Bolsonaro faces 40 years in prison if convicted of plotting to cling onto power after losing 2022 elections to left-winger Luiz Inacio Lula da Silva.
The verdict in the case is expected early next month.
Supreme Court Justice Alexandre de Moraes, who is presiding over the trial, asked the police to carry out "full-time surveillance" of former army captain Bolsonaro, according to a court document seen by AFP.
Moraes was acting on a request from the Brazilian prosecutor's office.
The prosecutors pointed to recent revelations that Bolsonaro planned to seek asylum in Argentina last year as proof that the 70-year-old could seek to evade a possible lengthy jail term.

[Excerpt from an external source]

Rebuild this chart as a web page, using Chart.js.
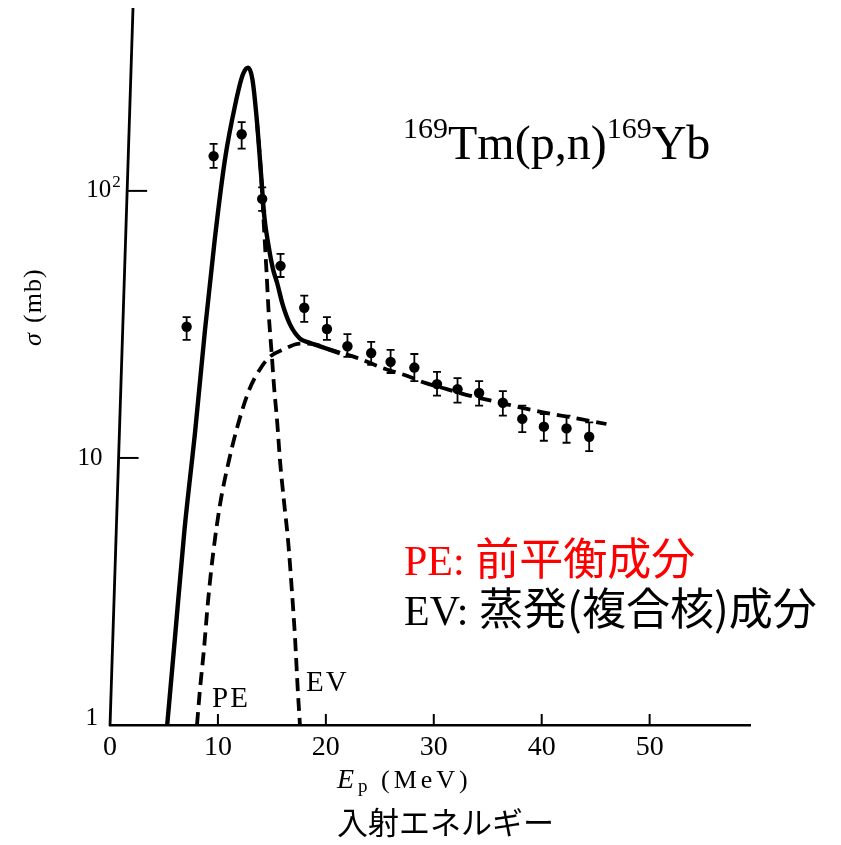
<!DOCTYPE html>
<html>
<head>
<meta charset="utf-8">
<script src="https://cdn.jsdelivr.net/npm/chart.js@4/dist/chart.umd.min.js"></script>
<style>
  html, body { margin: 0; padding: 0; background: #ffffff; }
  #wrap { position: relative; width: 841px; height: 845px; }
  canvas { display: block; }
</style>
</head>
<body>
<div id="wrap"><canvas id="c" width="841" height="845"></canvas></div>
<script>
// Measured 169Tm(p,n)169Yb excitation function: energy (MeV), cross section (mb), error limits
const energy  = [7.1, 9.6, 12.2, 14.1, 15.8, 18.0, 20.1, 22.0, 24.2, 26.0, 28.2, 30.3, 32.2, 34.2, 36.4, 38.2, 40.2, 42.3, 44.4];
const sigma   = [31.0, 135, 163, 93.3, 52.4, 36.5, 30.4, 26.2, 24.7, 22.9, 21.8, 18.9, 18.1, 17.5, 16.1, 14.0, 13.1, 12.9, 12.0];
const sigmaHi = [33.7, 150, 181, 103, 58.1, 40.5, 33.7, 29.1, 27.2, 25.4, 24.5, 21.0, 19.9, 19.4, 17.8, 15.7, 14.6, 14.4, 13.6];
const sigmaLo = [27.7, 122, 144, 84.1, 47.6, 32.3, 27.7, 23.9, 22.3, 20.8, 19.4, 17.1, 16.1, 15.7, 14.4, 12.5, 11.6, 11.4, 10.6];

// Calculated total cross section (solid)
const totalE     = [5.3, 6.0, 6.9, 7.9, 8.8, 9.7, 10.65, 11.6, 12.3, 12.8, 13.2, 13.6, 14.0, 14.3, 14.7, 15.1, 15.5, 16.0, 16.7, 17.6, 18.5, 19.9, 21.3];
const totalSigma = [1.0, 2.08, 5.37, 12.7, 30.1, 65.5, 131, 210, 272, 289, 261, 185, 115, 80, 62, 51, 45, 37.5, 31.5, 28.0, 27.0, 25.8, 24.7];

// Evaporation (compound nucleus) component, falling side
const evE     = [13.6, 14.0, 14.25, 14.5, 14.7, 15.0, 15.2, 15.5, 15.75, 16.1, 16.5, 16.85, 17.15, 17.4, 17.6];
const evSigma = [185, 115, 75, 50, 35, 24, 18.5, 13.5, 9.8, 7.0, 4.9, 3.2, 2.1, 1.35, 1.0];

// Pre-equilibrium component
const peE     = [8.06, 8.33, 8.7, 9.07, 9.54, 10.19, 10.93, 11.85, 12.9, 13.9, 14.8, 16.0, 17.6, 19.0, 20.5, 22.9, 25.3, 27.5, 29.2, 31.2, 33.1, 35.0, 37.0, 39.5, 41.4, 43.5, 46.0];
const peSigma = [1.0, 1.35, 1.91, 2.87, 4.34, 6.67, 9.42, 13.3, 18.0, 21.5, 23.9, 25.4, 26.8, 26.6, 25.3, 23.7, 21.7, 20.3, 19.1, 18.1, 17.2, 16.5, 15.8, 15.0, 14.5, 14.0, 13.4];

// Axis ticks
const xTicks = [0, 10, 20, 30, 40, 50];
const yTicks = [1, 10, 100];
const yTickBase = ['1', '10', '10'];
const yTickExp  = ['', '', '2'];

const pairs = (xs, ys) => xs.map((x, i) => ({ x: x, y: ys[i] }));

const SERIF = '"Liberation Serif", "Times New Roman", serif';
const CJK = '"Noto Sans CJK JP", "Noto Sans CJK SC", sans-serif';

// left axis of the original figure leans slightly to the right going up
const AXIS_LEAN = 23 / 717;

const decorations = {
  id: 'decorations',
  beforeDatasetsDraw(chart) {
    const ctx = chart.ctx;
    const xs = chart.scales.x, ys = chart.scales.y;
    ctx.save();
    ctx.strokeStyle = '#000';
    ctx.lineWidth = 1.8;
    // error bars
    energy.forEach((e, i) => {
      const px = xs.getPixelForValue(e);
      const top = ys.getPixelForValue(sigmaHi[i]);
      const bot = ys.getPixelForValue(sigmaLo[i]);
      ctx.beginPath();
      ctx.moveTo(px, top); ctx.lineTo(px, bot);
      ctx.moveTo(px - 4, top); ctx.lineTo(px + 4, top);
      ctx.moveTo(px - 4, bot); ctx.lineTo(px + 4, bot);
      ctx.stroke();
    });
    ctx.restore();
  },
  afterDraw(chart) {
    const ctx = chart.ctx;
    const xs = chart.scales.x, ys = chart.scales.y;
    const area = chart.chartArea;
    const axisX = (py) => area.left + (area.bottom - py) * AXIS_LEAN;
    ctx.save();
    ctx.strokeStyle = '#000';
    ctx.fillStyle = '#000';
    // left axis line
    ctx.lineWidth = 2.8;
    ctx.beginPath();
    ctx.moveTo(area.left, area.bottom + 1);
    ctx.lineTo(axisX(area.top), area.top);
    ctx.stroke();
    // left axis ticks and labels
    ctx.lineWidth = 2;
    ctx.textBaseline = 'middle';
    yTicks.forEach((v, i) => {
      const py = ys.getPixelForValue(v);
      const ax = axisX(py);
      if (v > 1) {
        ctx.beginPath();
        ctx.moveTo(ax, py); ctx.lineTo(ax + 20, py);
        ctx.stroke();
      }
      const right = v === 1 ? ax - 12 : ax - 16;
      ctx.font = '25px ' + SERIF;
      ctx.textAlign = 'right';
      ctx.fillText(yTickBase[i], right, v === 1 ? py - 7 : py);
      if (yTickExp[i]) {
        ctx.font = '17px ' + SERIF;
        ctx.textAlign = 'left';
        ctx.fillText(yTickExp[i], right + 1, py - 8);
      }
    });
    // bottom axis ticks (pointing inward)
    xTicks.forEach((v) => {
      if (v === 0) return;
      const px = xs.getPixelForValue(v);
      ctx.beginPath();
      ctx.moveTo(px, area.bottom); ctx.lineTo(px, area.bottom - 11);
      ctx.stroke();
    });

    // y axis title
    ctx.save();
    ctx.translate(41, 346);
    ctx.rotate(-Math.PI / 2);
    ctx.textAlign = 'left';
    ctx.textBaseline = 'alphabetic';
    ctx.font = 'italic 26px ' + SERIF;
    ctx.fillText('\u03C3', 0, 0);
    ctx.font = '26px ' + SERIF;
    ctx.letterSpacing = '1px';
    ctx.fillText('(mb)', 23, 0);
    ctx.letterSpacing = '0px';
    ctx.restore();

    // x axis title
    ctx.textAlign = 'left';
    ctx.textBaseline = 'alphabetic';
    ctx.font = 'italic 28px ' + SERIF;
    ctx.fillText('E', 337, 788);
    ctx.font = '19px ' + SERIF;
    ctx.fillText('p', 358, 792);
    ctx.font = '26px ' + SERIF;
    ctx.letterSpacing = '4px';
    ctx.fillText('(MeV)', 381, 788);
    ctx.letterSpacing = '0px';
    ctx.font = '31px ' + CJK;
    ctx.fillText('入射エネルギー', 337, 834);

    // curve labels
    ctx.font = '29px ' + SERIF;
    ctx.letterSpacing = '2px';
    ctx.fillText('PE', 212, 707);
    ctx.fillText('EV', 306, 691);
    ctx.letterSpacing = '0px';

    // reaction label
    let x = 403;
    ctx.font = '30px ' + SERIF;
    ctx.fillText('169', x, 138); x += ctx.measureText('169').width;
    ctx.font = '48px ' + SERIF;
    ctx.fillText('Tm(p,n)', x, 159); x += ctx.measureText('Tm(p,n)').width;
    ctx.font = '30px ' + SERIF;
    ctx.fillText('169', x, 138); x += ctx.measureText('169').width;
    ctx.font = '48px ' + SERIF;
    ctx.fillText('Yb', x, 159);

    // component legend
    ctx.fillStyle = '#ff0000';
    x = 404;
    ctx.font = '42px ' + SERIF;
    ctx.fillText('PE: ', x, 575); x += ctx.measureText('PE: ').width;
    ctx.font = '44px ' + CJK;
    ctx.fillText('前平衡成分', x, 575);
    ctx.fillStyle = '#000';
    x = 404;
    ctx.font = '42px ' + SERIF;
    ctx.fillText('EV: ', x, 625); x += ctx.measureText('EV: ').width;
    ctx.font = '44px ' + CJK;
    ctx.fillText('蒸発(複合核)成分', x, 625);
    ctx.restore();
  }
};

new Chart(document.getElementById('c'), {
  type: 'line',
  data: {
    datasets: [
      {
        label: 'data',
        data: pairs(energy, sigma),
        showLine: false,
        pointRadius: 5.2,
        pointBackgroundColor: '#000',
        pointBorderColor: '#000',
        pointBorderWidth: 0
      },
      {
        label: 'total',
        data: pairs(totalE, totalSigma),
        borderColor: '#000',
        borderWidth: 4.4,
        pointRadius: 0,
        cubicInterpolationMode: 'monotone',
        fill: false
      },
      {
        label: 'EV',
        data: pairs(evE, evSigma),
        borderColor: '#000',
        borderWidth: 3.8,
        borderDash: [13, 7],
        pointRadius: 0,
        cubicInterpolationMode: 'monotone',
        fill: false
      },
      {
        label: 'PE',
        data: pairs(peE, peSigma),
        borderColor: '#000',
        borderWidth: 3.8,
        borderDash: [13, 7],
        pointRadius: 0,
        cubicInterpolationMode: 'monotone',
        fill: false
      }
    ]
  },
  options: {
    responsive: false,
    animation: false,
    events: [],
    layout: { padding: { top: 8, right: 91, left: 0, bottom: 0 } },
    plugins: { legend: { display: false }, tooltip: { enabled: false } },
    scales: {
      x: {
        type: 'linear',
        min: 0,
        max: 59.3,
        afterFit: (s) => { s.height = 120; },
        grid: { display: false, drawTicks: false },
        border: { display: true, color: '#000', width: 2.4 },
        ticks: {
          stepSize: 10,
          includeBounds: false,
          padding: 6,
          color: '#000',
          font: { family: SERIF, size: 28 },
          maxRotation: 0,
          callback: (v) => (xTicks.includes(v) ? String(v) : '')
        }
      },
      y: {
        type: 'logarithmic',
        min: 1,
        max: 484,
        afterFit: (s) => { s.width = 110; },
        grid: { display: false, drawTicks: false },
        border: { display: false },
        ticks: { display: false }
      }
    }
  },
  plugins: [decorations]
});
</script>
</body>
</html>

In his draft asylum request, the man dubbed the "Trump of the Tropics" during his 2019-2022 presidency claimed he was the victim of political persecution.

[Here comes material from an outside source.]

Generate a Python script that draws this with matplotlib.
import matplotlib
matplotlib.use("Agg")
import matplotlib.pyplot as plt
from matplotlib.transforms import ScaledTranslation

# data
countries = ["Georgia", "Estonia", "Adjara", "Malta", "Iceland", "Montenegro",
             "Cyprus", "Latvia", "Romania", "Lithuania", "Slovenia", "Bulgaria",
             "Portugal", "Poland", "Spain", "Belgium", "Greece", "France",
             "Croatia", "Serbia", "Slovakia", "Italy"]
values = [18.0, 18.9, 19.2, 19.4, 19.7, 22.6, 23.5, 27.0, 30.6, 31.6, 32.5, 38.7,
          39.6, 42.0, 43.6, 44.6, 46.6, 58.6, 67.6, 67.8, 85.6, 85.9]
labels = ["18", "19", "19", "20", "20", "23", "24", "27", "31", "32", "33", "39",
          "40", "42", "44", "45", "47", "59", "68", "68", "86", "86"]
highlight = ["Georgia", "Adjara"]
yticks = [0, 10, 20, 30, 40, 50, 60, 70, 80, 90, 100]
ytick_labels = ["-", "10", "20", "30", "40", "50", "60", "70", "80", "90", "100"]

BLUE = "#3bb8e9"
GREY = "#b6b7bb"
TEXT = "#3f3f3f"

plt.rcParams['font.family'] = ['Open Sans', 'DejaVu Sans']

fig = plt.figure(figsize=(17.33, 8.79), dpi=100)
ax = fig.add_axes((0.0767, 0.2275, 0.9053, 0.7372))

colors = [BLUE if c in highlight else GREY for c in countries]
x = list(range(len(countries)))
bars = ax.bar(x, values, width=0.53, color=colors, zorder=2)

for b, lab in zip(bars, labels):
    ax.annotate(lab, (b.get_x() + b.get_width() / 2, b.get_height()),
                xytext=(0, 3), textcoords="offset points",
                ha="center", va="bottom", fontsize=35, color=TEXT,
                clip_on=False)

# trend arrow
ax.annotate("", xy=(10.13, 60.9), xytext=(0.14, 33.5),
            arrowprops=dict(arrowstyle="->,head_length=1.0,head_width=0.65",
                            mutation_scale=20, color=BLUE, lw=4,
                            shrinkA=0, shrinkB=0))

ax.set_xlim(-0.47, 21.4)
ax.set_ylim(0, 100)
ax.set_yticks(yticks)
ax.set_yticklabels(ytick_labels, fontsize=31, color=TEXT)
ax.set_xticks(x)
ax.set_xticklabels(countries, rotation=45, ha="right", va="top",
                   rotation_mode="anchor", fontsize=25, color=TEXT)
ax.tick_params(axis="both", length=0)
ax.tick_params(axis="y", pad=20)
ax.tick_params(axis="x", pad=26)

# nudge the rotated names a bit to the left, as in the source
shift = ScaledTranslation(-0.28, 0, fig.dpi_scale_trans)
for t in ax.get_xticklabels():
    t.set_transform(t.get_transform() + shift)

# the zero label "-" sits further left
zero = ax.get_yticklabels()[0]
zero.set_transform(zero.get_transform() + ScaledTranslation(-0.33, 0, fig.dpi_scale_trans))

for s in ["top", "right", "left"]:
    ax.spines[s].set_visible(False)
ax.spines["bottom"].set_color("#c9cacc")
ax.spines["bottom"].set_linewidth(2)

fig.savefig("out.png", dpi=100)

Bolsonaro is accused of leading a criminal organization that aimed to prevent Lula taking power after he narrowly defeated Bolsonaro in October 2022 elections.

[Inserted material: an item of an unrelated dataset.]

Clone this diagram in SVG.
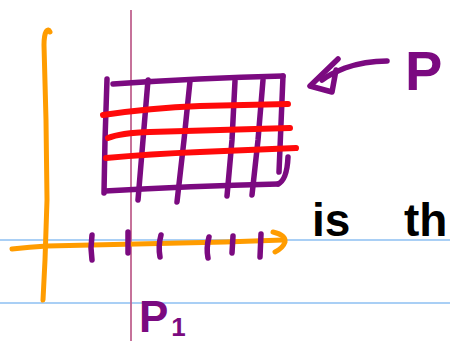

The trial has driven a deep wedge between Lula and US President Donald Trump, who has slammed the indictment of his ally Bolsonaro as a "witch hunt" and punished those responsible for putting him in the dock.
Lula announced Tuesday that the United States had revoked the US visa of his justice minister, Ricardo Lewandowski, the latest official to be hit with a US visa ban or asset freeze over the case.
The US State Department had yet to confirm the move.
At a cabinet meeting Lula expressed solidarity with the minister and called the visa withdrawal an "irresponsible gesture."
- 'Brazil belongs to Brazilians' -
The Trump administration has also imposed crippling 50-percent tariffs on dozens of Brazilian imports and sanctioned Moraes, a hate figure on the Brazilian and US right, among other Supreme Court justices.
"These attitudes are unacceptable, not only against the minister but against all Supreme Court justices, against any Brazilian figure," Lula told the cabinet meeting.
In a sign of protest against what he sees as US meddling in Brazil's affairs, he and several of his ministers wore caps inscribed "Brazil belongs to Brazilians."
The US sanctions followed intense lobbying of the Trump administration by Bolsonaro's US-based son, Eduardo Bolsonaro.
Lula called the younger Bolsonaro's campaign of retribution "one of the worst betrayals the country has suffered."
Bolsonaro claims his trial is an attempt by the Brazilian judiciary, in league with Lula's government, to prevent him making a comeback in 2026 elections.
Before his trial he held out hopes of running, despite being barred from seeking re-election until 2030 for spreading misinformation about Brazil's electoral system.